What needs to be done
Output the lines that follow exactly as they are.

Dataset excerpt
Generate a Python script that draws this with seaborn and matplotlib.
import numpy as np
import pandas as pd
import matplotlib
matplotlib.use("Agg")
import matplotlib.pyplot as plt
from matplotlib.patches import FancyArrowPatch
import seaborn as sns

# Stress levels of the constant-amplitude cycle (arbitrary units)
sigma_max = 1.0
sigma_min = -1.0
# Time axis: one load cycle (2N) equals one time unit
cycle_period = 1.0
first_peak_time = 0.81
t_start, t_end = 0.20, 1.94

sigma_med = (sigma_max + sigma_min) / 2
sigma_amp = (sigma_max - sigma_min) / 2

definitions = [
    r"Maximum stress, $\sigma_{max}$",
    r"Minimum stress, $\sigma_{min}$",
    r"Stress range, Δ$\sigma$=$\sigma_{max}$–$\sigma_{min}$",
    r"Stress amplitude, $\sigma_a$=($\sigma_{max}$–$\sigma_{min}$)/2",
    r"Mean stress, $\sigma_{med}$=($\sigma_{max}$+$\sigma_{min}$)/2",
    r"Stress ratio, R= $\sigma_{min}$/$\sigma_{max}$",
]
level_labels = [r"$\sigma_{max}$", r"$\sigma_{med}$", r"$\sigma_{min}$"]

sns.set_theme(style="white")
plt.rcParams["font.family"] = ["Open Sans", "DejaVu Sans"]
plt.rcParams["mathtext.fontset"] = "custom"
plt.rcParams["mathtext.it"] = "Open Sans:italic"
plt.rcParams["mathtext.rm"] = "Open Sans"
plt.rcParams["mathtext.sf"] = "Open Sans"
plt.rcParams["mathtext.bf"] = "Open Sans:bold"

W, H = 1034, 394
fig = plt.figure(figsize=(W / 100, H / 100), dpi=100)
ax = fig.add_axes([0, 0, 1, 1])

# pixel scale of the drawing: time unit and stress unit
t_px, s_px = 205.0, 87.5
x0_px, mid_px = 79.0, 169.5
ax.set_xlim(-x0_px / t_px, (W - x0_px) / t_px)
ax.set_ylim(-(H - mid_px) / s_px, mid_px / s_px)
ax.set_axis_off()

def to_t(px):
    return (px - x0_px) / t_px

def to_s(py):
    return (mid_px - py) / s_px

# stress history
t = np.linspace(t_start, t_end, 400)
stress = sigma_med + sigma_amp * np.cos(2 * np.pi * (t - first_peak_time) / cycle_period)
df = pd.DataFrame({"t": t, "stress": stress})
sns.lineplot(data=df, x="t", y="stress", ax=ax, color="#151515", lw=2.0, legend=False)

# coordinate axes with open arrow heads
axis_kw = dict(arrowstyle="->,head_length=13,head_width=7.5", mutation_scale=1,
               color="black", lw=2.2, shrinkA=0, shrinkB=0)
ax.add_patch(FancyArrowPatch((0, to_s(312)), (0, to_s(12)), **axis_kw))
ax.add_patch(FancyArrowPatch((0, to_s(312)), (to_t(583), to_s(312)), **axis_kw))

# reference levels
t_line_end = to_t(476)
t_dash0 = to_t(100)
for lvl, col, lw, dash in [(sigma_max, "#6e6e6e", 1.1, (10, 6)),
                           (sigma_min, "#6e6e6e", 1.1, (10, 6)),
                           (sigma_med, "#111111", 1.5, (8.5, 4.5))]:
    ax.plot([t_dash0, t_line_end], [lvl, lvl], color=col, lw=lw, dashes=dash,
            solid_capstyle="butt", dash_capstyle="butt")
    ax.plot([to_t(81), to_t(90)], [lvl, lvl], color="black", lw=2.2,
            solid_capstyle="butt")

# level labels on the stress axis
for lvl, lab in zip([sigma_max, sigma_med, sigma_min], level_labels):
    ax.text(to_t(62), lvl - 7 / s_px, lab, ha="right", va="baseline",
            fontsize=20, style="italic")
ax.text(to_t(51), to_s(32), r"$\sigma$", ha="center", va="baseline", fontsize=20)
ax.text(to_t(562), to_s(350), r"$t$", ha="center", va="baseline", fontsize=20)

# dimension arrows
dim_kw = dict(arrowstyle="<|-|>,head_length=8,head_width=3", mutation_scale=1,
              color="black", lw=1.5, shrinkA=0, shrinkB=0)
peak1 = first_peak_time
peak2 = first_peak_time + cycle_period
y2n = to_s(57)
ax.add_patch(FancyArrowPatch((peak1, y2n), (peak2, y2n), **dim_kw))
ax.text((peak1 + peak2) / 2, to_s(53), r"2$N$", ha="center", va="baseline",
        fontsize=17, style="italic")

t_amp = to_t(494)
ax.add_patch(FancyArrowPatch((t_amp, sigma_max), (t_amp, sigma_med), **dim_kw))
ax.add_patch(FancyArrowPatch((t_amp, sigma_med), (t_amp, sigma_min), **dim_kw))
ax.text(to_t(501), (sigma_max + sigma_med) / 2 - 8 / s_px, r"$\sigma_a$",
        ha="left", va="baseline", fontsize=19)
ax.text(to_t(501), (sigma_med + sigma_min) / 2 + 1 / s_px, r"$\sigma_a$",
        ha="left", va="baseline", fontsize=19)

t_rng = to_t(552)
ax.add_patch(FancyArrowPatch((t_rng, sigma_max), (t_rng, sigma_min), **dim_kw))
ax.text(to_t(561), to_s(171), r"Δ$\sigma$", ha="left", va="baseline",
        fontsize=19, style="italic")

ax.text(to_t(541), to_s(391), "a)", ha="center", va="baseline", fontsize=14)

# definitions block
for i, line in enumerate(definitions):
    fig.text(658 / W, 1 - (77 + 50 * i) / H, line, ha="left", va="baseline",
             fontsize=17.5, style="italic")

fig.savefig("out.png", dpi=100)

Worked answer
Generate a Python script that draws this with seaborn and matplotlib.
import numpy as np
import pandas as pd
import matplotlib
matplotlib.use("Agg")
import matplotlib.pyplot as plt
from matplotlib.patches import FancyArrowPatch
import seaborn as sns

# Stress levels of the constant-amplitude cycle (arbitrary units)
sigma_max = 1.0
sigma_min = -1.0
# Time axis: one load cycle (2N) equals one time unit
cycle_period = 1.0
first_peak_time = 0.81
t_start, t_end = 0.20, 1.94

sigma_med = (sigma_max + sigma_min) / 2
sigma_amp = (sigma_max - sigma_min) / 2

definitions = [
    r"Maximum stress, $\sigma_{max}$",
    r"Minimum stress, $\sigma_{min}$",
    r"Stress range, Δ$\sigma$=$\sigma_{max}$–$\sigma_{min}$",
    r"Stress amplitude, $\sigma_a$=($\sigma_{max}$–$\sigma_{min}$)/2",
    r"Mean stress, $\sigma_{med}$=($\sigma_{max}$+$\sigma_{min}$)/2",
    r"Stress ratio, R= $\sigma_{min}$/$\sigma_{max}$",
]
level_labels = [r"$\sigma_{max}$", r"$\sigma_{med}$", r"$\sigma_{min}$"]

sns.set_theme(style="white")
plt.rcParams["font.family"] = ["Open Sans", "DejaVu Sans"]
plt.rcParams["mathtext.fontset"] = "custom"
plt.rcParams["mathtext.it"] = "Open Sans:italic"
plt.rcParams["mathtext.rm"] = "Open Sans"
plt.rcParams["mathtext.sf"] = "Open Sans"
plt.rcParams["mathtext.bf"] = "Open Sans:bold"

W, H = 1034, 394
fig = plt.figure(figsize=(W / 100, H / 100), dpi=100)
ax = fig.add_axes([0, 0, 1, 1])

# pixel scale of the drawing: time unit and stress unit
t_px, s_px = 205.0, 87.5
x0_px, mid_px = 79.0, 169.5
ax.set_xlim(-x0_px / t_px, (W - x0_px) / t_px)
ax.set_ylim(-(H - mid_px) / s_px, mid_px / s_px)
ax.set_axis_off()

def to_t(px):
    return (px - x0_px) / t_px

def to_s(py):
    return (mid_px - py) / s_px

# stress history
t = np.linspace(t_start, t_end, 400)
stress = sigma_med + sigma_amp * np.cos(2 * np.pi * (t - first_peak_time) / cycle_period)
df = pd.DataFrame({"t": t, "stress": stress})
sns.lineplot(data=df, x="t", y="stress", ax=ax, color="#151515", lw=2.0, legend=False)

# coordinate axes with open arrow heads
axis_kw = dict(arrowstyle="->,head_length=13,head_width=7.5", mutation_scale=1,
               color="black", lw=2.2, shrinkA=0, shrinkB=0)
ax.add_patch(FancyArrowPatch((0, to_s(312)), (0, to_s(12)), **axis_kw))
ax.add_patch(FancyArrowPatch((0, to_s(312)), (to_t(583), to_s(312)), **axis_kw))

# reference levels
t_line_end = to_t(476)
t_dash0 = to_t(100)
for lvl, col, lw, dash in [(sigma_max, "#6e6e6e", 1.1, (10, 6)),
                           (sigma_min, "#6e6e6e", 1.1, (10, 6)),
                           (sigma_med, "#111111", 1.5, (8.5, 4.5))]:
    ax.plot([t_dash0, t_line_end], [lvl, lvl], color=col, lw=lw, dashes=dash,
            solid_capstyle="butt", dash_capstyle="butt")
    ax.plot([to_t(81), to_t(90)], [lvl, lvl], color="black", lw=2.2,
            solid_capstyle="butt")

# level labels on the stress axis
for lvl, lab in zip([sigma_max, sigma_med, sigma_min], level_labels):
    ax.text(to_t(62), lvl - 7 / s_px, lab, ha="right", va="baseline",
            fontsize=20, style="italic")
ax.text(to_t(51), to_s(32), r"$\sigma$", ha="center", va="baseline", fontsize=20)
ax.text(to_t(562), to_s(350), r"$t$", ha="center", va="baseline", fontsize=20)

# dimension arrows
dim_kw = dict(arrowstyle="<|-|>,head_length=8,head_width=3", mutation_scale=1,
              color="black", lw=1.5, shrinkA=0, shrinkB=0)
peak1 = first_peak_time
peak2 = first_peak_time + cycle_period
y2n = to_s(57)
ax.add_patch(FancyArrowPatch((peak1, y2n), (peak2, y2n), **dim_kw))
ax.text((peak1 + peak2) / 2, to_s(53), r"2$N$", ha="center", va="baseline",
        fontsize=17, style="italic")

t_amp = to_t(494)
ax.add_patch(FancyArrowPatch((t_amp, sigma_max), (t_amp, sigma_med), **dim_kw))
ax.add_patch(FancyArrowPatch((t_amp, sigma_med), (t_amp, sigma_min), **dim_kw))
ax.text(to_t(501), (sigma_max + sigma_med) / 2 - 8 / s_px, r"$\sigma_a$",
        ha="left", va="baseline", fontsize=19)
ax.text(to_t(501), (sigma_med + sigma_min) / 2 + 1 / s_px, r"$\sigma_a$",
        ha="left", va="baseline", fontsize=19)

t_rng = to_t(552)
ax.add_patch(FancyArrowPatch((t_rng, sigma_max), (t_rng, sigma_min), **dim_kw))
ax.text(to_t(561), to_s(171), r"Δ$\sigma$", ha="left", va="baseline",
        fontsize=19, style="italic")

ax.text(to_t(541), to_s(391), "a)", ha="center", va="baseline", fontsize=14)

# definitions block
for i, line in enumerate(definitions):
    fig.text(658 / W, 1 - (77 + 50 * i) / H, line, ha="left", va="baseline",
             fontsize=17.5, style="italic")

fig.savefig("out.png", dpi=100)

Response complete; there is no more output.